Le roman de l’écrivain mexicain Emiliano Monge « Les terres dévastées », une nette volonté de transformer l’horreur des migrants en oeuvre littéraire…

Un roman, un récit, une photographie, Les terres dévastées du Mexicain Emiliano Monge est un peu tout ça, avec une nette volonté de transformer l’horreur vécue par des migrants et leurs accompagnateurs en œuvre littéraire à part entière.

Ce roman surprend, il peut même dérouter, c’est de toute évidence la volonté de l’auteur. On a un étrange dialogue ‒ dialogue de sourds ‒, un dialogue impossible, entre des hommes et des femmes qui sont à l’extérieur et des hommes et des femmes qui sont à l’intérieur. Sans explications, on doit découvrir peu à peu de quoi il s’agit. Extérieur et intérieur ? Il y a un (ou deux) camion, un bâtiment désaffecté. Dehors, ceux qui décident, qui agissent. Dedans, des migrants, étrangers, réduits à une totale passivité, qui témoignent, ils ne peuvent rien faire d’autre. Entre les deux univers, un mur étanche, aucune communication si ce n’est des éclairs de violence. La seule relation entre les deux c’est le lecteur qui voit les deux côtés du mur. Il voit et entend les dialogues et les plaintes, incapable parfois de faire le lien entre certains personnages, de comprendre l’enchaînement de certains événements, de découvrir la cause de certaines actions. Cela fait partie du « contrat » que propose Emiliano Monge : « Je donne des faits, mon rôle s’arrête là ».

Des pièces pourtant s’assemblent, le passé des personnages principaux se recompose.

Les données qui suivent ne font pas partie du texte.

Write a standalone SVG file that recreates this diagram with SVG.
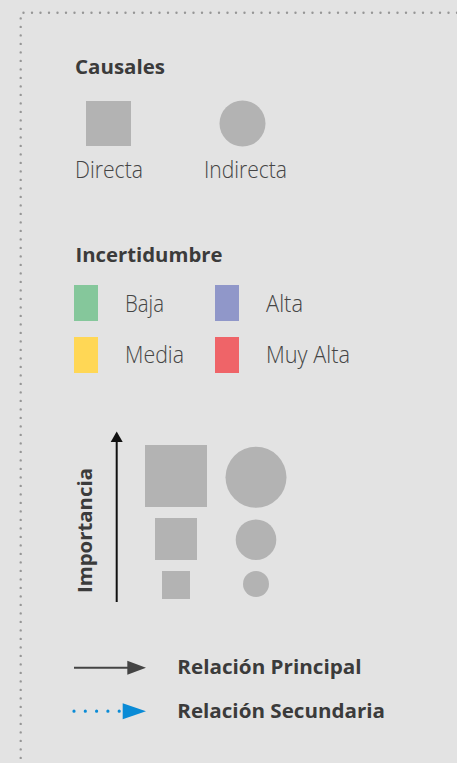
<svg xmlns="http://www.w3.org/2000/svg" width="457" height="763" viewBox="0 0 457 763">
<defs>
<style>
.bg{fill:#e3e3e3}
.border{stroke:#969696;stroke-width:2.4;stroke-linecap:round;stroke-dasharray:0 8.5;fill:none}
.h{font-family:"Open Sans","Liberation Sans",sans-serif;font-weight:700;font-size:20px;fill:#3b3b3b}
.t{font-family:"Open Sans","Liberation Sans",sans-serif;font-weight:300;font-size:23px;fill:#454545}
.shape{fill:#b3b3b3}
</style>
</defs>
<rect class="bg" x="0" y="0" width="457" height="763"/>
<path class="border" d="M457,12.7 H20.7 V763"/>

<g id="causales">
<text class="h" x="75" y="74" textLength="90" lengthAdjust="spacingAndGlyphs">Causales</text>
<rect class="shape" x="86" y="101" width="45" height="45"/>
<circle class="shape" cx="242.5" cy="123.5" r="23"/>
<text class="t" x="75" y="178" textLength="68" lengthAdjust="spacingAndGlyphs">Directa</text>
<text class="t" x="204" y="178" textLength="83" lengthAdjust="spacingAndGlyphs">Indirecta</text>
</g>

<g id="incertidumbre">
<text class="h" x="75.5" y="262.3" textLength="147" lengthAdjust="spacingAndGlyphs">Incertidumbre</text>
<rect x="74" y="285" width="24" height="36" fill="#85c79b"/>
<rect x="215" y="285" width="24" height="36" fill="#9097c9"/>
<rect x="74" y="337" width="24" height="36" fill="#ffd755"/>
<rect x="215" y="337" width="24" height="36" fill="#ef6468"/>
<text class="t" x="125" y="311.7" textLength="39" lengthAdjust="spacingAndGlyphs">Baja</text>
<text class="t" x="266" y="311.7" textLength="37" lengthAdjust="spacingAndGlyphs">Alta</text>
<text class="t" x="125" y="363.3" textLength="59" lengthAdjust="spacingAndGlyphs">Media</text>
<text class="t" x="266" y="363.3" textLength="84" lengthAdjust="spacingAndGlyphs">Muy Alta</text>
</g>

<g id="importancia">
<text class="h" transform="translate(92.3,593) rotate(-90)" textLength="125" lengthAdjust="spacingAndGlyphs">Importancia</text>
<line x1="116.7" y1="602" x2="116.7" y2="442" stroke="#111" stroke-width="2"/>
<path d="M110.7,442 L116.7,431.5 L122.7,442 Z" fill="#111"/>
<rect class="shape" x="145" y="445" width="62" height="62"/>
<rect class="shape" x="155" y="518" width="42" height="42"/>
<rect class="shape" x="162" y="571" width="28" height="28"/>
<circle class="shape" cx="256" cy="477.3" r="30.5"/>
<circle class="shape" cx="256" cy="539.7" r="20.3"/>
<circle class="shape" cx="256" cy="584" r="13"/>
</g>

<g id="connectors">
<line x1="74" y1="667.7" x2="128" y2="667.7" stroke="#444" stroke-width="2"/>
<path d="M127.3,660.7 L146,667.7 L127.3,674.7 Z" fill="#444"/>
<line x1="74" y1="711.2" x2="120" y2="711.2" stroke="#0a8bd6" stroke-width="3.2" stroke-linecap="round" stroke-dasharray="0 11.3"/>
<path d="M122.7,703.3 L146,711.3 L122.7,719.3 Z" fill="#0a8bd6"/>
</g>

<g id="relaciones">
<text class="h" x="177.3" y="674.3" textLength="184.3" lengthAdjust="spacingAndGlyphs">Relación Principal</text>
<text class="h" x="177.3" y="718.3" textLength="207.7" lengthAdjust="spacingAndGlyphs">Relación Secundaria</text>
</g>
</svg>
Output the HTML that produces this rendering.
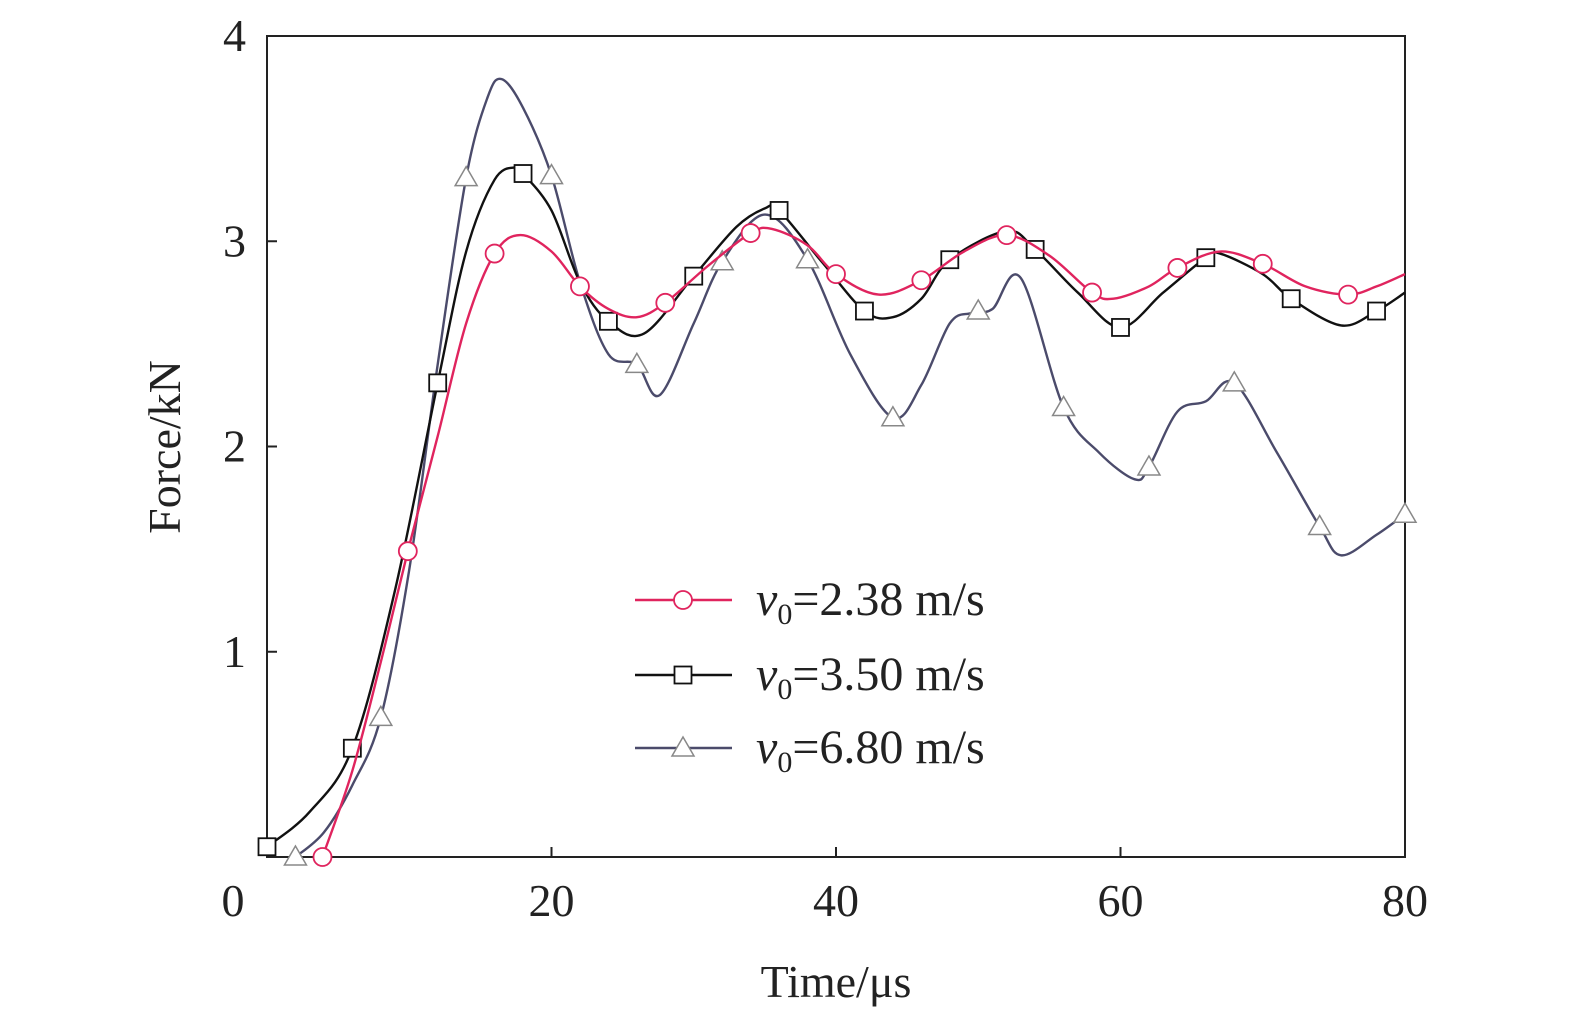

L’action, au présent et dans le présent, consiste en des ordres donnés répétés, obéis ou non, des coups de téléphone, des rapports de force entre supérieurs et exécutants. Le passé, ce sont des flashes qui donnent une autre réalité aux trois ou quatre protagonistes. L’essentiel, dans le présent, pour les deux personnages principaux, c’est l’amour qui les dévore dans la séparation. Mais l’amour est-il espérance ou course dans et vers le néant ?

Tout est très composé, le style hésite entre le naturel revendiqué ‒ et imposé ‒ des dialogues et des formules parfois inutilement recherchées, comme la façon de nommer les victimes par des phrases comme « ceux qui ne savent pas si leur cœur bat encore dans leur poitrine » ou « ceux qui n’espèrent plus rien du ciel parce que leur dieu les a abandonnés » (en italique dans le texte), qui détonnent par rapport à la réalité dépouillée des migrants.

Il y a des romans qui ne cherchent à aucun moment à séduire, leur sujet le leur impose. Les terres dévastées est de ceux-là. Des destins aux horizons bouchés (contrairement aux paysages de déserts infinis), des amitiés de façade, des trahisons d’une infinie cruauté ne peuvent pas faire une histoire souriante, certaines pages sont à la limite du supportable. En cela le « contrat » proposé par Emiliano Monge est respecté.

Christian ROINAT

Les terres dévastées, d’Emiliano Monge, traduit de l’espagnol (Mexique) par Juliette Barbara, éd. Philippe Rey, 348 p., 22 €. Emiliano Monge en Espagnol : Las tierras arrasadas / El cielo árido, Literatura Random House / Arrastrar esa sombra / Morirse de memoria, ed. Sexto Piso, Madrid.